Heathcliff. The monster of the moors, with a temper like thunder is even hit by cupids’ arrow. Compared with other relationships like Edgar Linton and Catherine, Heathcliffs’ provides the most passion and heartache. This is perhaps the most unanticipated relationship throughout the whole book, as when Mr Earnshaw brings Heathcliff home as an orphaned beggar boy from the industrial city of Liverpool Catherine resents the child,
‘showed her humour by grinning and spitting at the stupid little thing...’
Catherine and Hindley thought themselves a lot better than the child at the time,
‘They entirely refused to have it in bed with them...’
Hence they call Heathcliff ‘it’ as if he is some kind of animal or lesser than man. It is only Mr Linton who really held any compassion for the boy. Heathcliff was hated by Hindley as Mr Earnshaw treated him as his favourite.
‘...and petting him up far above Cathy who was too mischievous and wayward for a favourite.’
However the fact that Mr and Mrs Earnshaw named him Heathcliff shows that they saw him as special from the very start as the name Heathcliff,
‘was the name of a son who had died in childhood’
Doing something like this is equivalent of being given a title like King or prince as it means that Mr Earnshaw feels that Heathcliff is special enough to fulfil his dead sons role in the family, maybe now Mr Earnshaw feel that the family is complete all due to Heathcliff.
Yet against the odds Catherine and Heathcliff became friends,
‘Miss Cathy and he were now very thick...’
and slowly their friendship progressed they became like soul mates rather than lovers
The novel is swamped with evidence of this
‘She was much too fond of Heathcliff. The greatest punishment he could invent for her was to keep her separate from him.’
‘I am Heathcliff – he’s always, always on my mind – not as a pleasure, any more than I am always, a pleasure to myself – but as my own being...’
‘Whatever our souls are made of, his and mine are the same.’
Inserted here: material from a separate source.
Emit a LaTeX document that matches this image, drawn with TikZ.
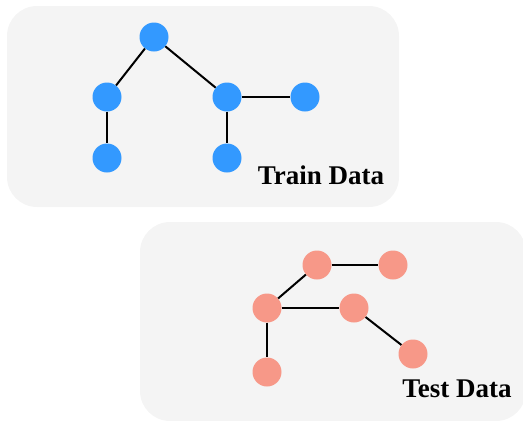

However in some ways this is contradictory as when she gets back from her spell at the Linton’s residence, Thrushcross Grange she is a new person. She assumes a new position in the Wuthering Heights. She is a much changed woman.
‘... a wild, hatless little savage jumping into the house, and rushing to squeeze us all breathless...’
Changed to
‘...a very dignified person, with brown ringlets falling from the cover of a feathered beaver...’
She has become what she once hated. Refined. She has become one of the Linton’s, something which perhaps was always inside her as it only took her five weeks to transform. Hindley who still hates Heathcliff relishes in introducing him to Catherine as on the servants.
‘You may come and with Miss Catherine welcome, like the other servants.’
Catherine greets him with little compassion and immediately compares him to the Linton’s,
‘... but that’s because I’m use to Edgar and Isabella Linton...’
adding insult to injury. She treats him completely differently like he is her play-thing. She scorns him
‘-If you wash your face and brush your hair, it will be all right. But you are so dirty!’
Heathcliff senses that she has changed, only being a tempestuous and rebellious character he refuses to change to suite her. He is Heathcliff, and in his world everyone adjusts to him thus he further isolates himself. This kind of behaviour fits together the idea of Heathcliff being a Byronic Hero. Flawed, passionate and rejects the values of society. He demonstrates is rebellious unsociable streak when he says,
‘You needn’t have touched me!’
‘I shall be as dirty as I please, and I like to be dirty and I will be dirty.’
To summarise Catherine and Heathcliffs love is unlike any others in this novel. This is because it is passionate. Heathcliff and Catherine are deeply involved further than material or sexual level. Their relationship is spiritual. This is demonstrated when Cathy dies and when Nelly comes to tell him on the moors he says,
‘She’s dead!’ he said ‘I’ve not waited for you to learn that.’
This shows that their relationship is somehow very connected. It is as if a part of him died when Catherine did. This proves that their love for each other is beyond human measures. After Cathy’s death Heathcliff shrinks away into nothingness. Heathcliff needs Catherine it is as if he cannot live without her justifying when Catherine says,
‘I am Heathcliff’
He needs her so much that he says;
‘You said I killed you then haunt me’
He is begging her to haunt him he is numb with pain of the loss of his dear Catherine. From then on his ultimate goal is to be reunited with his soul mate. He will not rest without her, throughout the book he slowly deteriorates. He could be compared to the living dead as it is a punishment to be alive for him because his life separates the two lovers.